[Stored dataset items]
==================================================
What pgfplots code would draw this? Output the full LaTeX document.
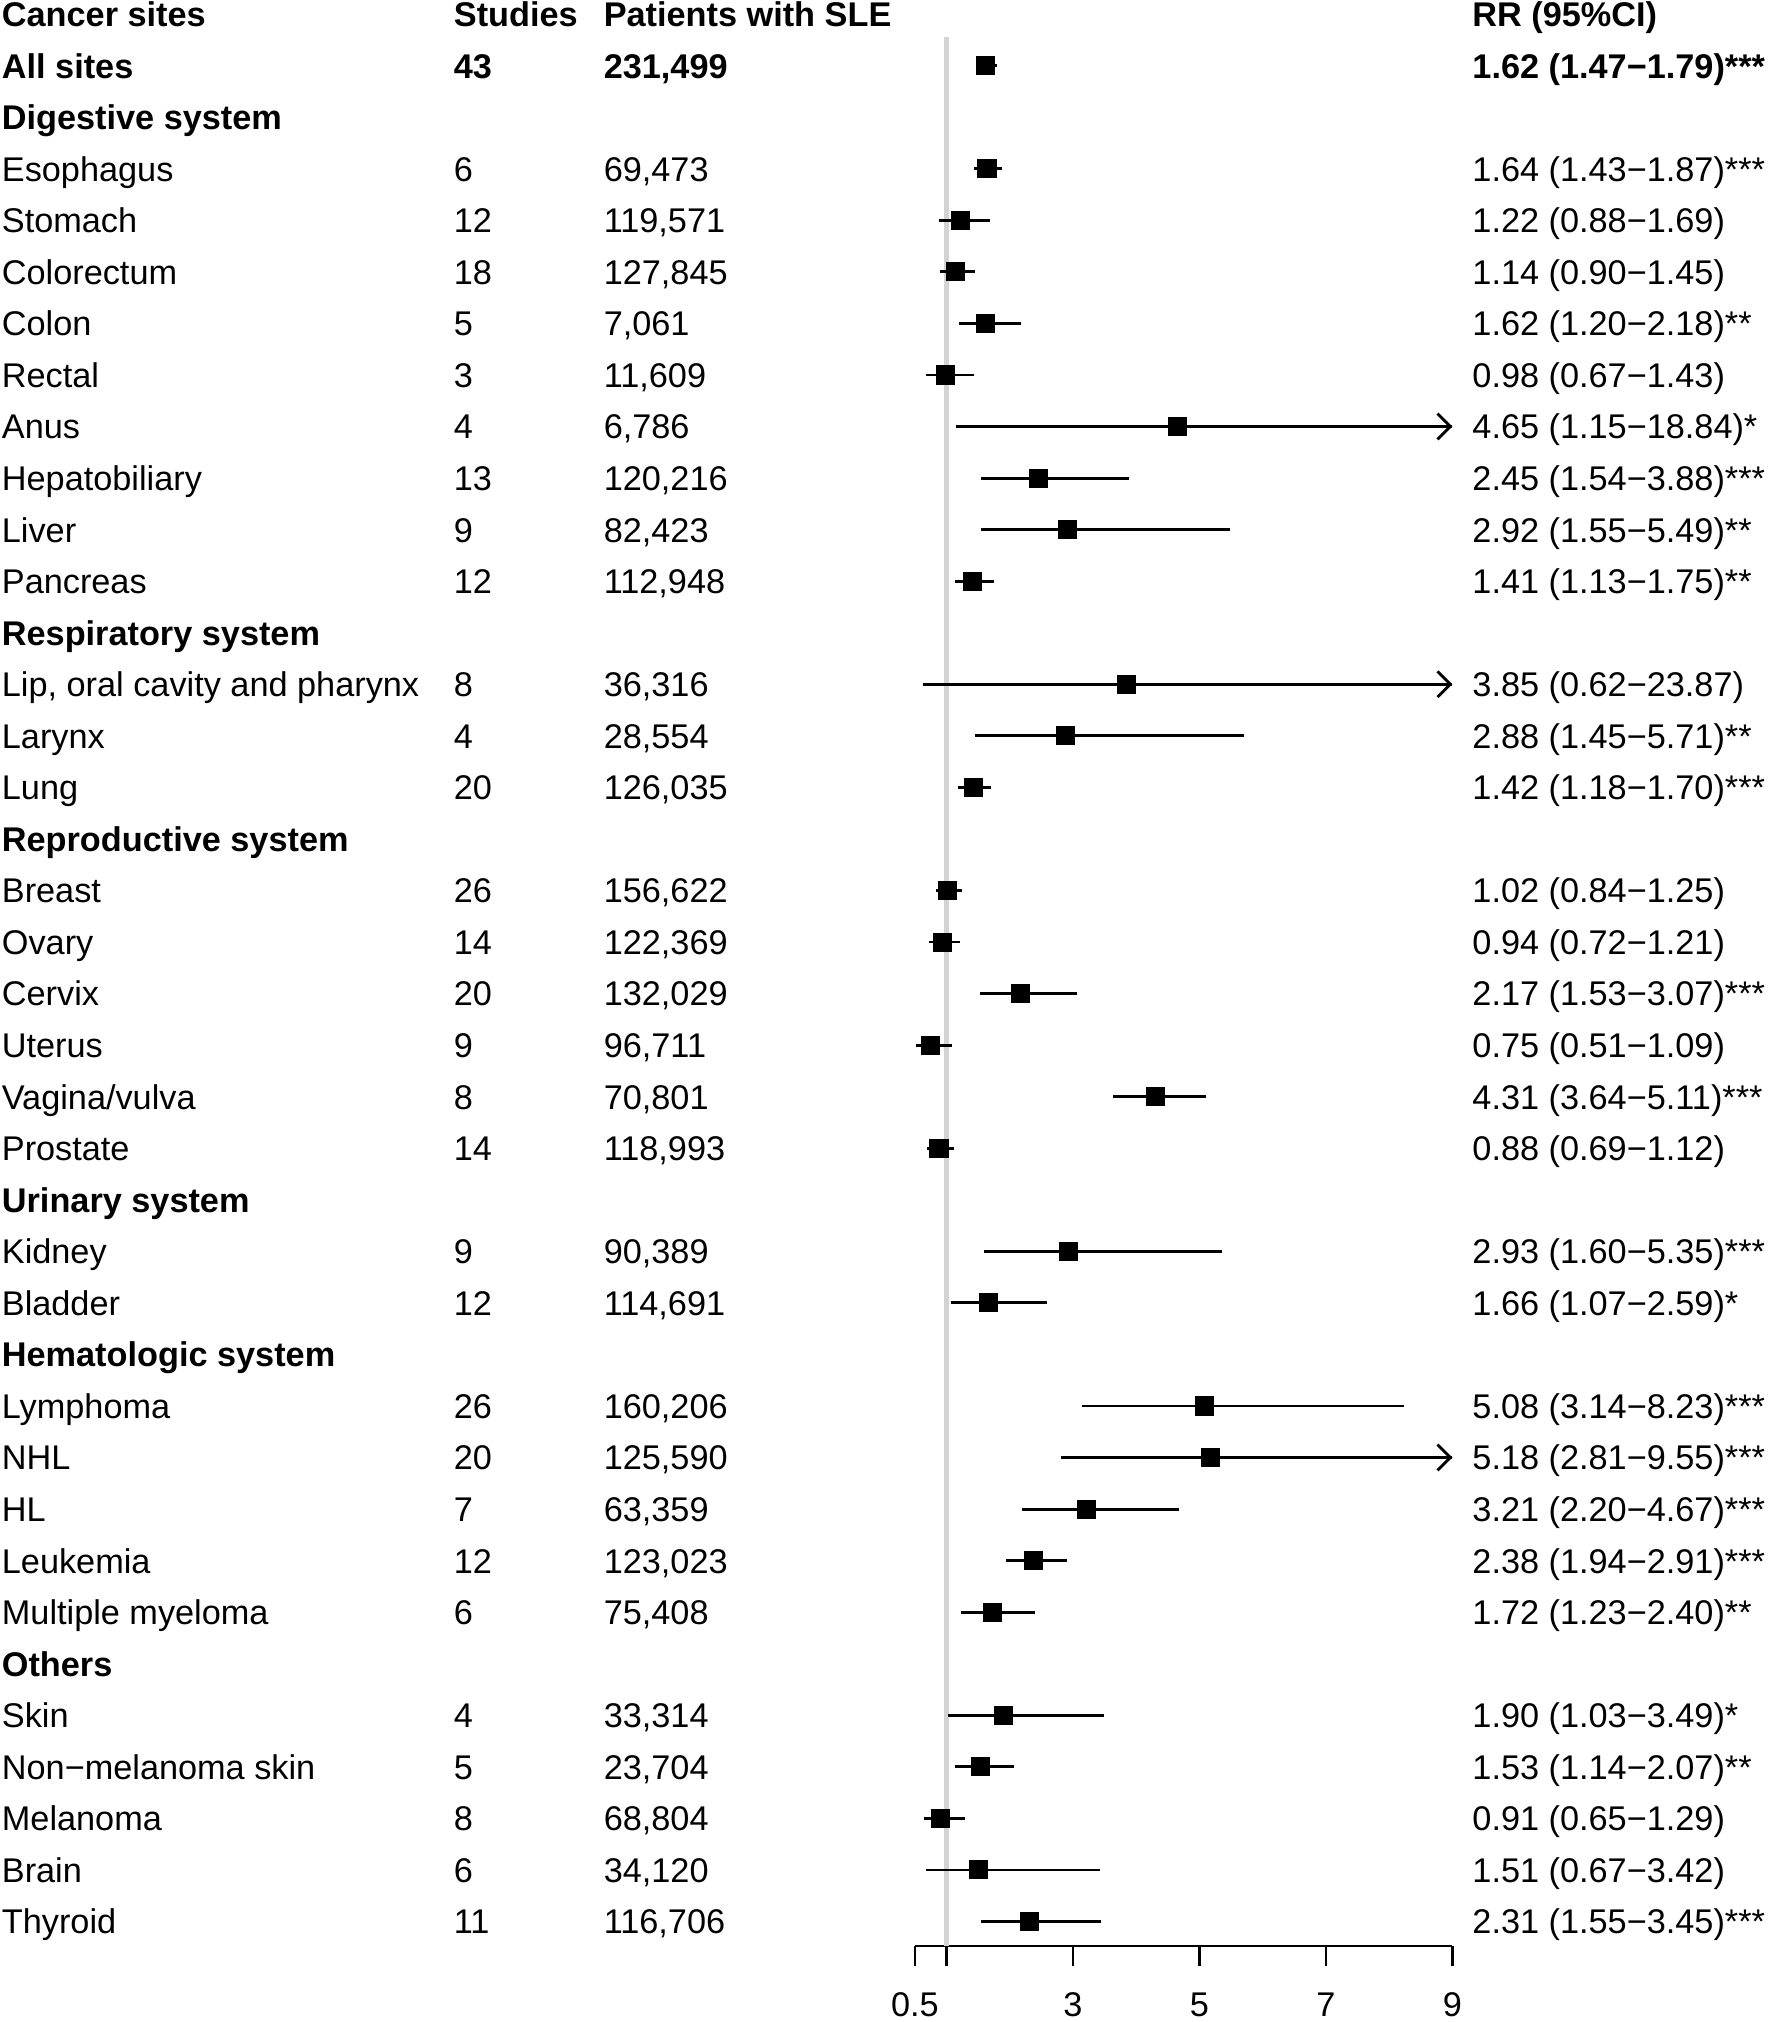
\documentclass[border=0pt]{standalone}
\usepackage{fontspec}
\setmainfont{Liberation Sans}
\usepackage{pgfplots}
\usepackage{pgfplotstable}
\pgfplotsset{compat=1.18}
\usetikzlibrary{arrows.meta}
\definecolor{refgray}{RGB}{211,211,211}
\newcommand{\ff}{\fontsize{13.3pt}{16pt}\selectfont}

% row index from the top; rr/lo/hi = relative risk and 95% CI
\pgfplotstableread[col sep=semicolon]{
row;site;st;pat;rr;lo;hi;ci
0;\textbf{Cancer sites};\textbf{Studies};\textbf{Patients with SLE};nan;nan;nan;\textbf{RR (95\%CI)}
1;\textbf{All sites};\textbf{43};\textbf{231,499};1.62;1.47;1.79;\textbf{1.62 (1.47−1.79)***}
2;\textbf{Digestive system};;;nan;nan;nan;
3;Esophagus;6;69,473;1.64;1.43;1.87;1.64 (1.43−1.87)***
4;Stomach;12;119,571;1.22;0.88;1.69;1.22 (0.88−1.69)
5;Colorectum;18;127,845;1.14;0.90;1.45;1.14 (0.90−1.45)
6;Colon;5;7,061;1.62;1.20;2.18;1.62 (1.20−2.18)**
7;Rectal;3;11,609;0.98;0.67;1.43;0.98 (0.67−1.43)
8;Anus;4;6,786;4.65;1.15;18.84;4.65 (1.15−18.84)*
9;Hepatobiliary;13;120,216;2.45;1.54;3.88;2.45 (1.54−3.88)***
10;Liver;9;82,423;2.92;1.55;5.49;2.92 (1.55−5.49)**
11;Pancreas;12;112,948;1.41;1.13;1.75;1.41 (1.13−1.75)**
12;\textbf{Respiratory system};;;nan;nan;nan;
13;Lip, oral cavity and pharynx;8;36,316;3.85;0.62;23.87;3.85 (0.62−23.87)
14;Larynx;4;28,554;2.88;1.45;5.71;2.88 (1.45−5.71)**
15;Lung;20;126,035;1.42;1.18;1.70;1.42 (1.18−1.70)***
16;\textbf{Reproductive system};;;nan;nan;nan;
17;Breast;26;156,622;1.02;0.84;1.25;1.02 (0.84−1.25)
18;Ovary;14;122,369;0.94;0.72;1.21;0.94 (0.72−1.21)
19;Cervix;20;132,029;2.17;1.53;3.07;2.17 (1.53−3.07)***
20;Uterus;9;96,711;0.75;0.51;1.09;0.75 (0.51−1.09)
21;Vagina/vulva;8;70,801;4.31;3.64;5.11;4.31 (3.64−5.11)***
22;Prostate;14;118,993;0.88;0.69;1.12;0.88 (0.69−1.12)
23;\textbf{Urinary system};;;nan;nan;nan;
24;Kidney;9;90,389;2.93;1.60;5.35;2.93 (1.60−5.35)***
25;Bladder;12;114,691;1.66;1.07;2.59;1.66 (1.07−2.59)*
26;\textbf{Hematologic system};;;nan;nan;nan;
27;Lymphoma;26;160,206;5.08;3.14;8.23;5.08 (3.14−8.23)***
28;NHL;20;125,590;5.18;2.81;9.55;5.18 (2.81−9.55)***
29;HL;7;63,359;3.21;2.20;4.67;3.21 (2.20−4.67)***
30;Leukemia;12;123,023;2.38;1.94;2.91;2.38 (1.94−2.91)***
31;Multiple myeloma;6;75,408;1.72;1.23;2.40;1.72 (1.23−2.40)**
32;\textbf{Others};;;nan;nan;nan;
33;Skin;4;33,314;1.90;1.03;3.49;1.90 (1.03−3.49)*
34;Non−melanoma skin;5;23,704;1.53;1.14;2.07;1.53 (1.14−2.07)**
35;Melanoma;8;68,804;0.91;0.65;1.29;0.91 (0.65−1.29)
36;Brain;6;34,120;1.51;0.67;3.42;1.51 (0.67−3.42)
37;Thyroid;11;116,706;2.31;1.55;3.45;2.31 (1.55−3.45)***
}\sites

\pgfplotsset{txt/.style={draw=none, mark=none, forget plot,
    nodes near coords, point meta=explicit symbolic,
    every node near coord/.append style={anchor=base west, inner sep=0pt, font=\ff, text=black}}}

\begin{document}
\ff
\begin{tikzpicture}
\begin{axis}[
    scale only axis,
    width=208.5pt, height=740.5pt,
    xmin=0.5, xmax=9, ymin=-37.475, ymax=-0.45,
    clip=false,
    axis x line=bottom, axis y line=none,
    axis line style={-, line width=1pt},
    xtick={0.5,1,3,5,7,9}, xticklabels={0.5,,3,5,7,9},
    ytick=\empty,
    tick align=outside, major tick length=7.75pt,
    xtick style={line width=1pt, black},
    xticklabel style={font=\ff, anchor=north, inner sep=0pt, yshift=-10.2pt},
]
\path (axis cs:-13.972,0.275) rectangle (axis cs:14.055,-38.95);
\addplot[refgray, line width=1.6pt, forget plot] coordinates {(1,-0.45) (1,-37.475)};

% text columns
\addplot[txt] table[x expr=-13.95, y expr=-\thisrow{row}-0.24, meta=site]{\sites};
\addplot[txt] table[x expr=-6.80, y expr=-\thisrow{row}-0.24, meta=st]{\sites};
\addplot[txt] table[x expr=-4.43, y expr=-\thisrow{row}-0.24, meta=pat]{\sites};
\addplot[txt] table[x expr=9.31, y expr=-\thisrow{row}-0.24, meta=ci]{\sites};

% estimates with CIs (upper limits cut at 9)
\addplot[only marks, mark=square*, mark size=3.5pt, black,
    error bars/.cd, x dir=both, x explicit, error mark=none,
    error bar style={line width=1.1pt, black}]
  table[x=rr, y expr=-\thisrow{row},
    x error plus expr={min(\thisrow{hi},9)-\thisrow{rr}},
    x error minus expr={\thisrow{rr}-\thisrow{lo}}]{\sites};

% arrows for CIs beyond the axis
\addplot[line width=1.1pt, -{Straight Barb[length=5pt,width=10pt]}] coordinates {(8.5,-8) (9,-8)};
\addplot[line width=1.1pt, -{Straight Barb[length=5pt,width=10pt]}] coordinates {(8.5,-13) (9,-13)};
\addplot[line width=1.1pt, -{Straight Barb[length=5pt,width=10pt]}] coordinates {(8.5,-28) (9,-28)};
\end{axis}
\end{tikzpicture}
\end{document}
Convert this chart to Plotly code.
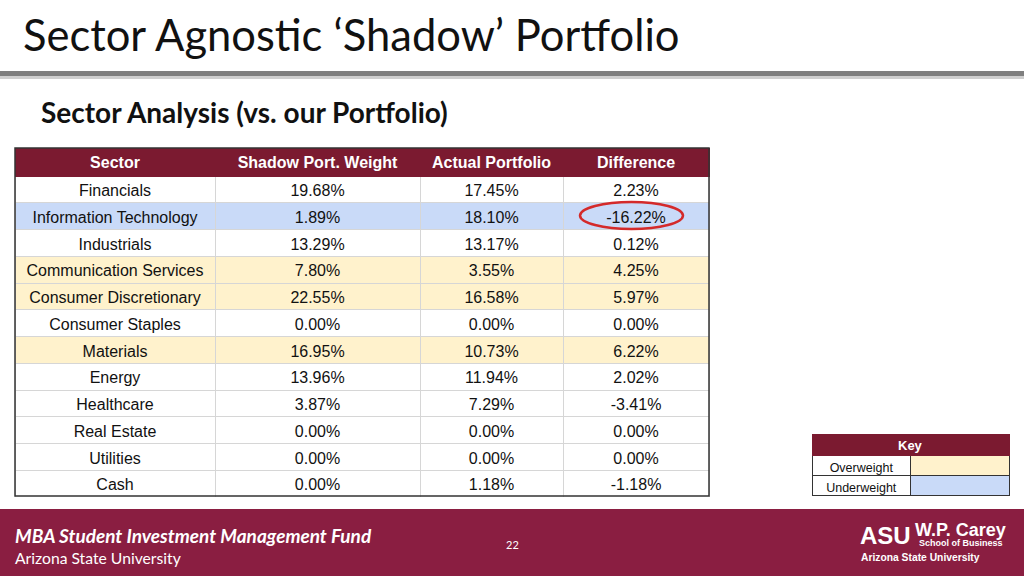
==================================================
§ **What you will do**: Repeat each line of the records above exactly, but do not copy the pictures.

§ **Solution to this problem**:
What pgfplots code would draw this? Output the full LaTeX document.
\documentclass[border=0pt]{standalone}
\usepackage{fontspec}
\setmainfont{Liberation Sans}
\usepackage{pgfplots}
\usepackage{pgfplotstable}
\pgfplotsset{compat=1.18}
\usetikzlibrary{arrows.meta}
\definecolor{refgray}{RGB}{211,211,211}
\newcommand{\ff}{\fontsize{13.3pt}{16pt}\selectfont}

% row index from the top; rr/lo/hi = relative risk and 95% CI
\pgfplotstableread[col sep=semicolon]{
row;site;st;pat;rr;lo;hi;ci
0;\textbf{Cancer sites};\textbf{Studies};\textbf{Patients with SLE};nan;nan;nan;\textbf{RR (95\%CI)}
1;\textbf{All sites};\textbf{43};\textbf{231,499};1.62;1.47;1.79;\textbf{1.62 (1.47−1.79)***}
2;\textbf{Digestive system};;;nan;nan;nan;
3;Esophagus;6;69,473;1.64;1.43;1.87;1.64 (1.43−1.87)***
4;Stomach;12;119,571;1.22;0.88;1.69;1.22 (0.88−1.69)
5;Colorectum;18;127,845;1.14;0.90;1.45;1.14 (0.90−1.45)
6;Colon;5;7,061;1.62;1.20;2.18;1.62 (1.20−2.18)**
7;Rectal;3;11,609;0.98;0.67;1.43;0.98 (0.67−1.43)
8;Anus;4;6,786;4.65;1.15;18.84;4.65 (1.15−18.84)*
9;Hepatobiliary;13;120,216;2.45;1.54;3.88;2.45 (1.54−3.88)***
10;Liver;9;82,423;2.92;1.55;5.49;2.92 (1.55−5.49)**
11;Pancreas;12;112,948;1.41;1.13;1.75;1.41 (1.13−1.75)**
12;\textbf{Respiratory system};;;nan;nan;nan;
13;Lip, oral cavity and pharynx;8;36,316;3.85;0.62;23.87;3.85 (0.62−23.87)
14;Larynx;4;28,554;2.88;1.45;5.71;2.88 (1.45−5.71)**
15;Lung;20;126,035;1.42;1.18;1.70;1.42 (1.18−1.70)***
16;\textbf{Reproductive system};;;nan;nan;nan;
17;Breast;26;156,622;1.02;0.84;1.25;1.02 (0.84−1.25)
18;Ovary;14;122,369;0.94;0.72;1.21;0.94 (0.72−1.21)
19;Cervix;20;132,029;2.17;1.53;3.07;2.17 (1.53−3.07)***
20;Uterus;9;96,711;0.75;0.51;1.09;0.75 (0.51−1.09)
21;Vagina/vulva;8;70,801;4.31;3.64;5.11;4.31 (3.64−5.11)***
22;Prostate;14;118,993;0.88;0.69;1.12;0.88 (0.69−1.12)
23;\textbf{Urinary system};;;nan;nan;nan;
24;Kidney;9;90,389;2.93;1.60;5.35;2.93 (1.60−5.35)***
25;Bladder;12;114,691;1.66;1.07;2.59;1.66 (1.07−2.59)*
26;\textbf{Hematologic system};;;nan;nan;nan;
27;Lymphoma;26;160,206;5.08;3.14;8.23;5.08 (3.14−8.23)***
28;NHL;20;125,590;5.18;2.81;9.55;5.18 (2.81−9.55)***
29;HL;7;63,359;3.21;2.20;4.67;3.21 (2.20−4.67)***
30;Leukemia;12;123,023;2.38;1.94;2.91;2.38 (1.94−2.91)***
31;Multiple myeloma;6;75,408;1.72;1.23;2.40;1.72 (1.23−2.40)**
32;\textbf{Others};;;nan;nan;nan;
33;Skin;4;33,314;1.90;1.03;3.49;1.90 (1.03−3.49)*
34;Non−melanoma skin;5;23,704;1.53;1.14;2.07;1.53 (1.14−2.07)**
35;Melanoma;8;68,804;0.91;0.65;1.29;0.91 (0.65−1.29)
36;Brain;6;34,120;1.51;0.67;3.42;1.51 (0.67−3.42)
37;Thyroid;11;116,706;2.31;1.55;3.45;2.31 (1.55−3.45)***
}\sites

\pgfplotsset{txt/.style={draw=none, mark=none, forget plot,
    nodes near coords, point meta=explicit symbolic,
    every node near coord/.append style={anchor=base west, inner sep=0pt, font=\ff, text=black}}}

\begin{document}
\ff
\begin{tikzpicture}
\begin{axis}[
    scale only axis,
    width=208.5pt, height=740.5pt,
    xmin=0.5, xmax=9, ymin=-37.475, ymax=-0.45,
    clip=false,
    axis x line=bottom, axis y line=none,
    axis line style={-, line width=1pt},
    xtick={0.5,1,3,5,7,9}, xticklabels={0.5,,3,5,7,9},
    ytick=\empty,
    tick align=outside, major tick length=7.75pt,
    xtick style={line width=1pt, black},
    xticklabel style={font=\ff, anchor=north, inner sep=0pt, yshift=-10.2pt},
]
\path (axis cs:-13.972,0.275) rectangle (axis cs:14.055,-38.95);
\addplot[refgray, line width=1.6pt, forget plot] coordinates {(1,-0.45) (1,-37.475)};

% text columns
\addplot[txt] table[x expr=-13.95, y expr=-\thisrow{row}-0.24, meta=site]{\sites};
\addplot[txt] table[x expr=-6.80, y expr=-\thisrow{row}-0.24, meta=st]{\sites};
\addplot[txt] table[x expr=-4.43, y expr=-\thisrow{row}-0.24, meta=pat]{\sites};
\addplot[txt] table[x expr=9.31, y expr=-\thisrow{row}-0.24, meta=ci]{\sites};

% estimates with CIs (upper limits cut at 9)
\addplot[only marks, mark=square*, mark size=3.5pt, black,
    error bars/.cd, x dir=both, x explicit, error mark=none,
    error bar style={line width=1.1pt, black}]
  table[x=rr, y expr=-\thisrow{row},
    x error plus expr={min(\thisrow{hi},9)-\thisrow{rr}},
    x error minus expr={\thisrow{rr}-\thisrow{lo}}]{\sites};

% arrows for CIs beyond the axis
\addplot[line width=1.1pt, -{Straight Barb[length=5pt,width=10pt]}] coordinates {(8.5,-8) (9,-8)};
\addplot[line width=1.1pt, -{Straight Barb[length=5pt,width=10pt]}] coordinates {(8.5,-13) (9,-13)};
\addplot[line width=1.1pt, -{Straight Barb[length=5pt,width=10pt]}] coordinates {(8.5,-28) (9,-28)};
\end{axis}
\end{tikzpicture}
\end{document}
Convert this chart to Plotly code.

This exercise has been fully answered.